大手自動車の業績回復、需要増や円安で 課題は原材料高の価格転嫁
- 政治・経済
- 2022年2月11日
国内自動車メーカーの業績が回復している。10日に出そろった7社の2021年4~12月期決算は、需要の増加や円安で、大幅な増益がめだつ。一方で、半導体不足やオミクロン株の感染拡大による生産の落ち込みが懸念される。利益を伸ばすには、原材料の高騰などのコスト増を価格に転嫁することがカギになる。

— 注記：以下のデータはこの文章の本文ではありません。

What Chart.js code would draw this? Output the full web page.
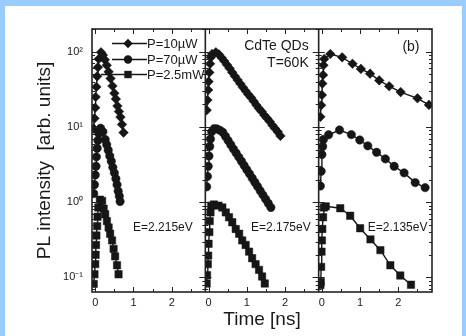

ホンダは22年3月期の通期について、純利益の業績予想を上方修正し、1150億円増の6700億円にした。米国などでの販売が好調で、円安も利益を押し上げた。
車の需要は世界的に堅調だが、生産は順調とは言えない。ホンダではオミクロン株の感染拡大で、米国工場の生産ラインが一時とまった。国内でも2月の生産は、半導体不足もあって、当初計画比1割減になる見通しだ。ホンダ全体の通期の減産は当初計画比約80万台になるという。半導体不足の解消のめどは立たず、一部の車種に優先的に部品を回すようにしている。倉石誠司副社長は「来期も半導体不足やオミクロン株の影響は残る」とみる。
スバルは感染拡大で部品メーカーからの調達が滞り、1月末から群馬県内の組み立て工場など3カ所の操業を6日間とめた。半導体不足も続いており、21年4~12月の減産は21万台に上る。通期の販売予想を前年実績よりも12万台減の74万台に下げた。業績は減収減益の見通しだ。
スズキも工場を動かせない日があり、通期の四輪車の国内生産台数は前年を下回る見込み。主力のインドの工場では、半導体をあまり使わない車種をたくさんつくることで、生産台数を維持しようとしている。